Wednesday 29 April 2009

The Goose that layed the Golden egg is dead

Rob Williams, president of the Cairns Tropic Jazz Club, is a passionate advocate of saving our local heritage.

Following Councillor Alan Blake's justification for a tourism levy in Cairns, Williams says in a letter to the Cairns Post, that the Golden egg is dead, after years our destroying of CBD and it's once buoyant nightlife.

Alan Hudson (former Editor and now Letters interceptor) wrote back to Rob Williams: "We ask that letters be a maximum of about 150 words (see letters page footnote every day), Hudson says. "Your letter is more than twice that length. We’d be happy to consider it for publication if resubmitted in much shorter form. And it would be processed more readily."

"Well I thought about that Alan, but there is no way I can condense this into 150 words and still maintain the integrity of the piece," Rob Williams replied. "I will just have to be satisfied with it going on CairnsBlog! The bottom line is, that it matters not anyway. As Clive Skarrott of the Port Authority said, 'we'll all be dead in 20 years', or Desley Boyle said, 'the waterfront was only a mixture of old tin sheds'," Rob Williams says.

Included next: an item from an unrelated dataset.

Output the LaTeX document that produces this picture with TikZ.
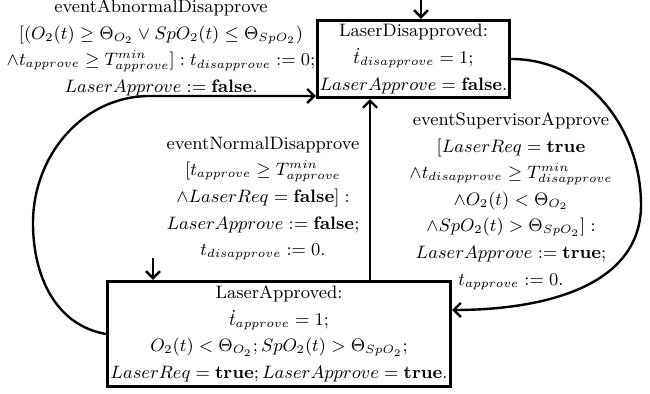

"Former Minister of Lands Russ Hinze, who died before they could convict him for taking a bribe to build the Hilton. The people of Cairns that pioneered the place up until 1980, have retracted to the suburbs, moved to the Tablelands, or gone South. Alan Hudson, you would know the score."

"It's Developers, 10. Cairns residents, Nil," Rob says.

[Footnote: Cr Alan Blake's letter is 213 words long]

    (Weekend Cairns Post 25th April 2009 )

  • Well, rally on Alan Blake, you will be doing it without me.

    My family and I emigrated to Cairns in 1978 and have watched as the Government and Councils of the day, have systematically destroyed the very things that attracted me to this place we call Cairns.

    I wasn’t the only one to want to make my home Cairns or Port Douglas either; there are thousands of us who stayed. Bit by bit, the Cairns Port Authority and the Council allowed privileged insider developers to take away the waterfront and our views of Trinity Inlet. Alan, you live in one of the very highrise apartments that obstruct and separate the people from the waterfront.

    Our visitors used to see us go to Upolu Cay in our boat, and swim in the crystal clear waters. Millions of tourists have effectively put an end to that. The Pier, Harbour Lights (or Blights as we call it), the Hilton and soon, another set of high rises effectively wall off the inlet from us, the people and residents of Cairns. Gone are the attractions that brought tourists and new residents here.

    Around 20 entertainment venues have been closed down because high rise development occupiers who incessantly complain about the noise of people having fun, and enjoying the tropical nightlife. But men like the Chairman of Cairns Ports said, "who cares, we will all be dead in 20 years!"

    The pristine rainforest has been savaged by developers such as those at False Cape, with no response or policing from your Council that you have served on for all the period of that horrible scare every tourist sees from the Esplanade. Green Island floats on a sewerage swamp with Fitzroy close behind. They are no longer visions of untouched wilderness.

    The Labor Party sold its soul to the greenies and now have to pay their dues by closing down recreational fishing areas. Other countries have managed their natural resources, but not here. The ratepayers of our region have paid dearly for the moguls promoting tourism and building high rise monoliths over the heritage that once existed here. Caravan Parks are slugged with rates and they are now a dying breed as 6 have vanished, or been sold off by your Council.

    I recall my rates were $500 and also had to pay for the sewerage to be connected. I always maintained tourists should pay for the water and sewerage they use, probably by a $10 a night bed tax. Why should they be freeloading on us, we were here before them?

    Hey Alan, probably 80,000 Cairns residents still hold a country town attitude and they want to keep it that way? Where you people went abysmally wrong was when you didn’t ask us what we wanted.

    It's all about you isn’t it? Desley Boyle once said to me, when I pleaded with her not to destroy our heritage Yacht Club building, that she and I didn’t see through the same eyes. She wanted to see Cairns as a replica of the Gold Coast, whilst more than a hundred thousand of us resisted it.

    The Goose that laid the Golden Eggs is dead Alan. You need to accept that.

    Tourists don’t want to leave the Gold Coast and other places like it to go to another place that looks the same. People who live in other centres will go to the Gold Coast, Sydney and Brisbane because that’s where all the artificial attractions have been built.

    So where are travellers going? They're going West. At least out there one can see places that reflect the real Queensland.

    Rally on Alan, and as you streak ahead this time, look back, don’t expect us to pay for it because you won’t see any of us following.